Federal smart card policies could extend the trust model to the 50 states. Today, states require various kinds of documentation to prove identity, and they don't all put the same data on their ID cards. There is limited ability to read one state's card in another state. Adopting federal standards could change that, requiring that states include either a base of personal information on ID cards or demand the same documentation from applicants to obtain a card. The intelligence law requires that the federal government work with states to set those policies for driver's licenses. But federal ID cards could serve as "a very important benchmark" in that effort, says David Temoshok, director of identity policy and management for the General Services Administration's Office of Government-wide Policy, which led to the creation of the federal ID card policies. "We would encourage [the states'] adoption of what we've done." Vanderhoof says Temoshok's committee has "created a blueprint for how states can employ a statewide ID card."
So, if all state ID cards contained the same data, and if they could all be read in the same way, then doesn't that create a national ID system? The Coalition for a Secure Driver's License, which produced the TV ad, says critics of ID standards "absurdly assert" that federal involvement is a precursor to government surveillance. "We're not asking for a national ID card," says Amanda Bowman, the coalition's president. "We want to be able to authenticate the identity of the card-holder," and ensure that states are "all playing off the same songbook."
But the key to a stronger state system is interoperability. After all, if one state can't verify another's card, then the system is no more secure than it is now. So, if all states issued interoperable cards, they arguably would create a national ID system, albeit decentralized. Federal standards for state driver's licenses would create a "national ID standard," Bowman says. But questions remain about how much access the federal government would have to state driver's license data, and to what degree states would be required to share information with each other. That also raises concerns about ensuring that states don't use one another's data inappropriately.

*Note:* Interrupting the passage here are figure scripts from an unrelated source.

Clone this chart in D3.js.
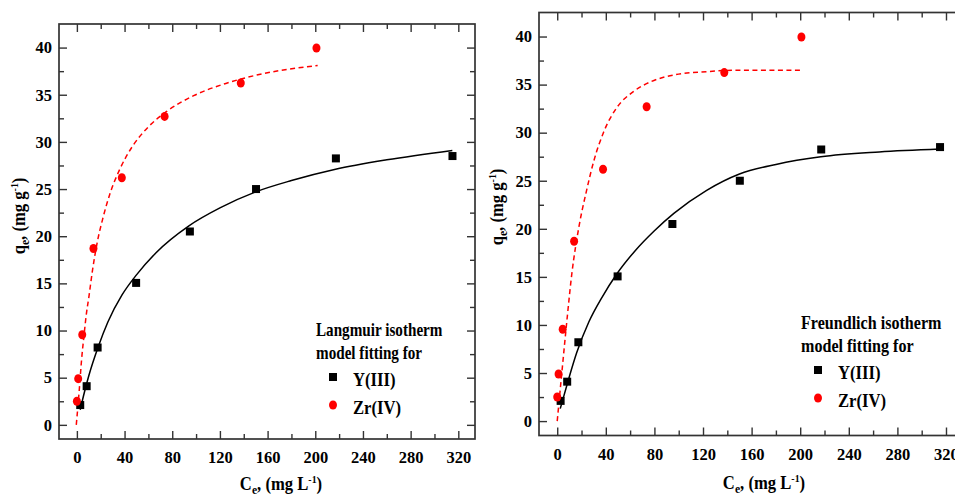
<!DOCTYPE html>
<html>
<head>
<meta charset="utf-8">
<script src="https://cdn.jsdelivr.net/npm/d3@7"></script>
<style>
body { margin: 0; background: #fff; }
svg text { font-family: "Liberation Serif", "Times New Roman", serif; font-weight: bold; fill: #000; }
</style>
</head>
<body>
<svg id="chart" width="955" height="497"></svg>
<script>
// measured points, the same in both panels
const yCe  = [2.8, 8.2, 17.4, 49.7, 94.8, 150.3, 217.3, 315.1];
const yQe  = [2.1, 4.1, 8.2, 15.05, 20.5, 25.0, 28.25, 28.5];
const zrCe = [0, 1.1, 4.5, 13.9, 37.7, 73.6, 137.5, 201];
const zrQe = [2.5, 4.9, 9.55, 18.7, 26.2, 32.7, 36.25, 39.95];

// fitted curves
const langY = [[2.8,1.6],[6,3.3],[10,5.2],[18,8.3],[26,10.9],[38,13.8],[50,15.9],[66,18.2],
    [94,21.1],[120,23.0],[150,24.7],[180,25.9],[217,27.1],[260,28.1],[315,29.1]];
const langZr = [[-0.5,0],[2,3.7],[4,7.0],[6,9.5],[8,11.8],[10,13.5],[13,16.3],[17,19.3],[22,22.0],
    [28,24.6],[36,27.1],[47,29.6],[60,31.6],[75,33.2],[98,34.9],[125,36.2],[155,37.2],[202,38.1]];
const freuY = [[2.5,1.3],[9,4.2],[16,7.1],[26,10.3],[37,12.9],[49,15.3],[64,17.7],[80,19.8],
    [96,21.6],[123,24.0],[150,25.7],[180,26.7],[217,27.5],[265,28.0],[315,28.3]];
const freuZr = [[0,0],[4,5.3],[8,10.5],[12,15.3],[18,20.3],[24,23.9],[30,27.0],[38,30.0],[49,32.6],
    [63,34.3],[77,35.3],[96,36.0],[123,36.35],[150,36.5],[201,36.5]];

const xTicks = [0, 40, 80, 120, 160, 200, 240, 280, 320];
const xMinor = [20, 60, 100, 140, 180, 220, 260, 300];
const yTicks = [0, 5, 10, 15, 20, 25, 30, 35, 40];
const yMinor = [2.5, 7.5, 12.5, 17.5, 22.5, 27.5, 32.5, 37.5];
const xDomain = [-15, 334];
const yDomain = [-1.5, 42.5];

const legendNames = ["Y(III)", "Zr(IV)"];

var svg = d3.select("#chart");

function axisPair(g, axisFn, scale, major, minor, showLabels, pad) {
    g.append("g").call(axisFn(scale).tickValues(minor).tickSize(-5).tickSizeOuter(0).tickFormat(""));
    g.append("g").call(axisFn(scale).tickValues(major).tickSize(-8).tickSizeOuter(0)
        .tickPadding(pad).tickFormat(showLabels ? d3.format("d") : ""));
    g.selectAll(".domain").remove();
    g.selectAll("g").attr("font-family", null).attr("font-size", null);
    g.selectAll(".tick line").attr("stroke", "#333").attr("stroke-width", 1.4);
    g.selectAll(".tick text").attr("font-size", "16.5px").attr("fill", "#111");
}

// the original text is a bit narrow, so squeeze it sideways
function squeezed(parent, x, y, rot, size, sx) {
    return parent.append("text").attr("font-size", size + "px")
        .attr("transform", "translate(" + x + "," + y + ")" + (rot ? " rotate(" + rot + ")" : "") + " scale(" + sx + ",1)");
}

function drawPanel(p) {
    var x = d3.scaleLinear().domain(xDomain).range(p.xr);
    var y = d3.scaleLinear().domain(yDomain).range(p.yr);
    var g = svg.append("g");

    axisPair(g.append("g").attr("transform", "translate(0," + p.yr[0] + ")"), d3.axisBottom, x, xTicks, xMinor, true, 12.5);
    axisPair(g.append("g").attr("transform", "translate(0," + p.yr[1] + ")"), d3.axisTop, x, xTicks, xMinor, false, 3);
    axisPair(g.append("g").attr("transform", "translate(" + p.xr[0] + ",0)"), d3.axisLeft, y, yTicks, yMinor, true, 7);
    axisPair(g.append("g").attr("transform", "translate(" + p.xr[1] + ",0)"), d3.axisRight, y, yTicks, yMinor, false, 3);

    g.append("rect")
        .attr("x", p.xr[0]).attr("y", p.yr[1])
        .attr("width", p.xr[1] - p.xr[0]).attr("height", p.yr[0] - p.yr[1])
        .attr("fill", "none").attr("stroke", "#333").attr("stroke-width", 1.7);

    var line = d3.line().x(d => x(d[0])).y(d => y(d[1])).curve(d3.curveMonotoneX);

    g.append("path").datum(p.fitY)
        .attr("fill", "none").attr("stroke", "#000").attr("stroke-width", 1.5)
        .attr("d", line);
    g.append("path").datum(p.fitZr)
        .attr("fill", "none").attr("stroke", "#ff0000").attr("stroke-width", 1.5)
        .attr("stroke-dasharray", "5,3.5")
        .attr("d", line);

    g.selectAll("rect.ypt").data(yCe).join("rect")
        .attr("class", "ypt")
        .attr("x", (d, i) => x(d) - 4).attr("y", (d, i) => y(yQe[i]) - 4)
        .attr("width", 8).attr("height", 8).attr("fill", "#000");
    g.selectAll("ellipse.zpt").data(zrCe).join("ellipse")
        .attr("class", "zpt")
        .attr("cx", d => x(d)).attr("cy", (d, i) => y(zrQe[i]))
        .attr("rx", 4).attr("ry", 4.5).attr("fill", "#ff0000");

    // axis titles
    var yt = squeezed(g, p.ytitle[0], p.ytitle[1], -90, 18.5, 0.9).attr("text-anchor", "middle");
    yt.append("tspan").text("q");
    yt.append("tspan").attr("font-size", "13px").attr("dy", 4).text("e");
    yt.append("tspan").attr("dy", -4).text(", (mg g");
    yt.append("tspan").attr("font-size", "11px").attr("dy", -7).text("-1");
    yt.append("tspan").attr("dy", 7).text(")");

    var xt = squeezed(g, p.xtitle[0], p.xtitle[1], 0, 18.5, 0.9).attr("text-anchor", "middle");
    xt.append("tspan").text("C");
    xt.append("tspan").attr("font-size", "13px").attr("dy", 4).text("e");
    xt.append("tspan").attr("dy", -4).text(", (mg L");
    xt.append("tspan").attr("font-size", "11px").attr("dy", -7).text("-1");
    xt.append("tspan").attr("dy", 7).text(")");

    // legend
    var lg = g.append("g").attr("transform", "translate(" + p.legend[0] + "," + p.legend[1] + ")");
    squeezed(lg, 0, 0, 0, 18.5, p.sx).text(p.model + " isotherm");
    squeezed(lg, 0, 23, 0, 18.5, p.sx).text("model fitting for");
    lg.append("rect").attr("x", p.mark - 4).attr("y", 37).attr("width", 8).attr("height", 8).attr("fill", "#000");
    lg.append("ellipse").attr("cx", p.mark).attr("cy", 69).attr("rx", 4).attr("ry", 4.5).attr("fill", "#ff0000");
    legendNames.forEach(function (d, i) {
        squeezed(lg, p.mark + 20, 50 + i * 28, 0, 18.5, 0.9).text(d);
    });
}

drawPanel({ xr: [59, 475], yr: [439, 24], fitY: langY, fitZr: langZr, sx: 0.82,
    ytitle: [25, 216], xtitle: [281, 490], legend: [316, 336], model: "Langmuir", mark: 17 });
drawPanel({ xr: [539, 963], yr: [435.5, 12.5], fitY: freuY, fitZr: freuZr, sx: 0.87,
    ytitle: [503, 207], xtitle: [764, 489], legend: [801, 329], model: "Freundlich", mark: 17 });
</script>
</body>
</html>
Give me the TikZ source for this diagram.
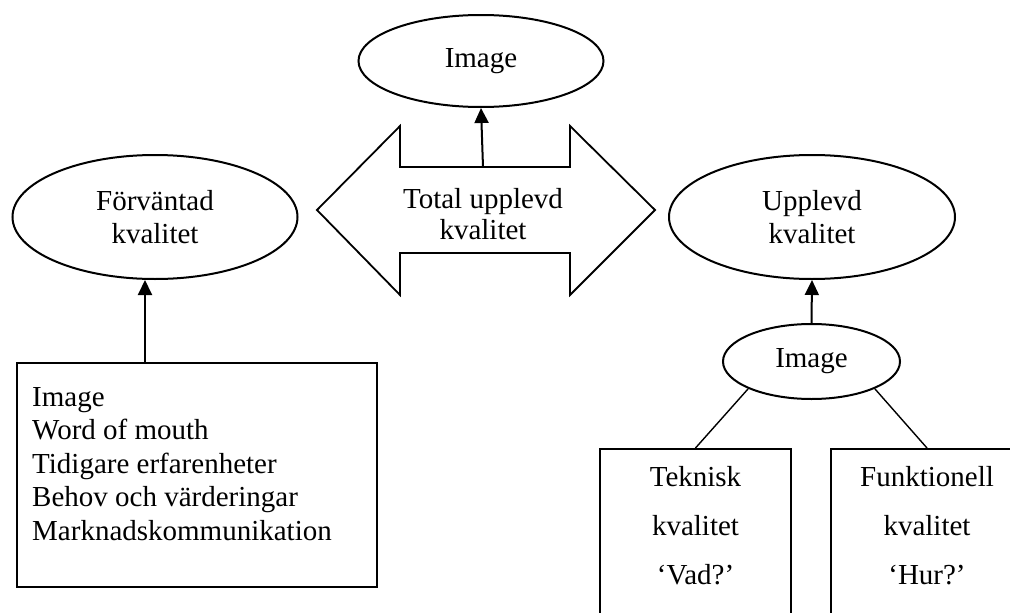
\documentclass[tikz,border=0pt]{standalone}
\usepackage{fontspec}
\setmainfont{Liberation Serif}
\usetikzlibrary{shapes.geometric,arrows.meta}
\tikzset{
  lw/.style={line width=2pt},
  ell/.style={draw, lw, ellipse, inner sep=0pt, align=center, font=\fontsize{29}{33}\selectfont},
  boxnode/.style={draw, lw, rectangle, inner sep=0pt},
  txt/.style={inner sep=0pt, font=\fontsize{29}{33.5}\selectfont},
  arr/.style={lw, -{Triangle[length=15pt,width=14pt]}},
  thinline/.style={line width=1.4pt}
}
\begin{document}
\begin{tikzpicture}[x=1pt,y=-1pt]
\useasboundingbox (0,0) rectangle (1010,613);
\fill[white] (0,0) rectangle (1010,613);
\clip (0,0) rectangle (1010,613);
% top image
\node[ell, minimum width=245pt, minimum height=92pt] (ti) at (481,61) {Image};
% double arrow
\draw[line width=1.8pt, line join=miter] (317,210) -- (400,126) -- (400,167) -- (570,167) -- (570,126) -- (655,210) -- (570,295) -- (570,253) -- (400,253) -- (400,295) -- cycle;
\node[txt, align=center, font=\fontsize{29}{31}\selectfont] (tu) at (483,214) {Total upplevd\\kvalitet};
\coordinate (tua) at (483,167);
\draw[arr] (tua) -- (ti.south);
% side ellipses
\node[ell, minimum width=285pt, minimum height=124pt] (le) at (155,217) {Förväntad\\kvalitet};
\node[ell, minimum width=286pt, minimum height=124pt] (re) at (812,217) {Upplevd\\kvalitet};
% left box
\node[boxnode, minimum width=360pt, minimum height=224pt] (lb) at (197,475) {};
\node[txt, anchor=north west, align=left] (lt) at (32,387) {Image\\Word of mouth\\Tidigare erfarenheter\\Behov och värderingar\\Marknadskommunikation};
\coordinate (la) at (145,363);
\draw[arr] (la) -- (la |- le.south);
% small image
\node[ell, minimum width=177pt, minimum height=75pt] (si) at (811.5,361.5) {Image};
\draw[arr] (si.north) -- (re.south);
% bottom boxes
\node[boxnode, minimum width=191pt, minimum height=220pt, anchor=north] (bt) at (695.5,448) {};
\node[boxnode, minimum width=192pt, minimum height=220pt, anchor=north] (bf) at (927,448) {};
\node[txt, anchor=north, align=center, font=\fontsize{29}{49}\selectfont] (btt) at (695.5,466) {Teknisk\\kvalitet\\‘Vad?’};
\node[txt, anchor=north, align=center, font=\fontsize{29}{49}\selectfont] (bft) at (927,466) {Funktionell\\kvalitet\\‘Hur?’};
\draw[thinline] (si.south west) -- (bt.north);
\draw[thinline] (si.south east) -- (bf.north);
\end{tikzpicture}
\end{document}
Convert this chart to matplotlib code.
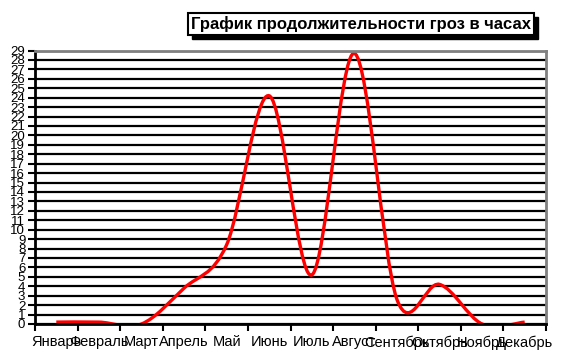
import numpy as np
import matplotlib as mpl
mpl.use('Agg')
import matplotlib.pyplot as plt
from matplotlib.path import Path
from matplotlib.patches import PathPatch, Rectangle

plt.rcParams['font.family'] = ['Liberation Sans', 'DejaVu Sans']

months = ['Январь', 'Февраль', 'Март', 'Апрель', 'Май', 'Июнь',
          'Июль', 'Август', 'Сентябрь', 'Октябрь', 'Ноябрь', 'Декабрь']
hours = [0.2, 0.2, 0.0, 3.8, 8.4, 24.2, 5.2, 28.7, 2.6, 4.2, 0.0, 0.2]
title = 'График продолжительности гроз в часах'

fig = plt.figure(figsize=(5.64, 3.56), dpi=100)
ax = fig.add_axes([35/564, 1-324/356, (546-35)/564, (324-50.5)/356])

# сглаженная линия как в Excel: безье через точки категорий
x = np.arange(len(hours)) + 0.5
y = np.array(hours)
pts = np.column_stack([x, y])
verts = [pts[0]]
codes = [Path.MOVETO]
n = len(pts)
for i in range(n - 1):
    p_prev = pts[max(i - 1, 0)]
    p_next2 = pts[min(i + 2, n - 1)]
    c1 = pts[i] + (pts[i + 1] - p_prev) / 6
    c2 = pts[i + 1] - (p_next2 - pts[i]) / 6
    verts += [c1, c2, pts[i + 1]]
    codes += [Path.CURVE4] * 3
ax.add_patch(PathPatch(Path(verts, codes), fill=False, edgecolor='red', lw=2.4, zorder=2))

ax.set_xlim(0, 12)
ax.set_ylim(0, 29)
ax.set_yticks(range(0, 30))
ax.set_yticklabels([str(v) for v in range(0, 30)], fontsize=9.5)
ax.set_xticks(range(0, 13))
ax.set_xticklabels([])
ax.set_xticks(x, minor=True)
ax.set_xticklabels(months, minor=True, fontsize=10.5)
ax.tick_params(axis='x', which='major', length=5, width=1.5, direction='out')
ax.tick_params(axis='x', which='minor', length=0, pad=8)
ax.tick_params(axis='y', length=5, width=1.5, direction='out', pad=2)

ax.grid(axis='y', color='black', lw=1.6)
ax.set_axisbelow(True)
for s in ['left', 'bottom']:
    ax.spines[s].set_color('black')
    ax.spines[s].set_linewidth(2)
for s in ['top', 'right']:
    ax.spines[s].set_color('#808080')
    ax.spines[s].set_linewidth(2)

# заголовок в рамке с тенью
t = fig.text(361/564, 1-24/356, title, ha='center', va='center', fontsize=12,
             fontweight='bold', zorder=5,
             bbox=dict(boxstyle='square,pad=0.2', fc='white', ec='black', lw=1.5))
fig.canvas.draw()
bb = t.get_bbox_patch().get_window_extent()
fig.patches.append(Rectangle((bb.x0 + 4, bb.y0 - 4), bb.width, bb.height,
                             transform=None, fc='black', ec='black', zorder=4))

fig.savefig('out.png', dpi=100)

The ID debate also begs the question of whether common and interoperable cards can prevent terrorism. After all, some of the 9/11 terrorists legally obtained driver's licenses, as the coalition notes in its ad. Standardizing cards is "not a silver bullet," says Mark Krikorian, executive director of the Center for Immigration Studies in Washington. But the cards could deter would-be criminals, he argues. Standardization would make it harder to obtain a driver's license or other state-issued form of ID and that might keep people who fear they're wanted by the authorities from trying to get one. "The first objective of security is to screen out the stupid bad guys and shrink the universe of bad guys who can get through the system," Krikorian says.
Bowman concedes that even the toughest and most well-enforced ID system remains vulnerable to anyone clever and persistent enough to foil it, and that the ID itself can't prevent someone from committing a crime. "I started looking at this from a point of view of homeland security," Bowman says. But she has become more realistic about the power of ID cards. "My bottom line is, this does significantly mitigate the risk, significantly make it harder" to obtain an ID, she says of stricter laws. "But if someone is bound and determined to do harm," she says, "you could never protect yourself."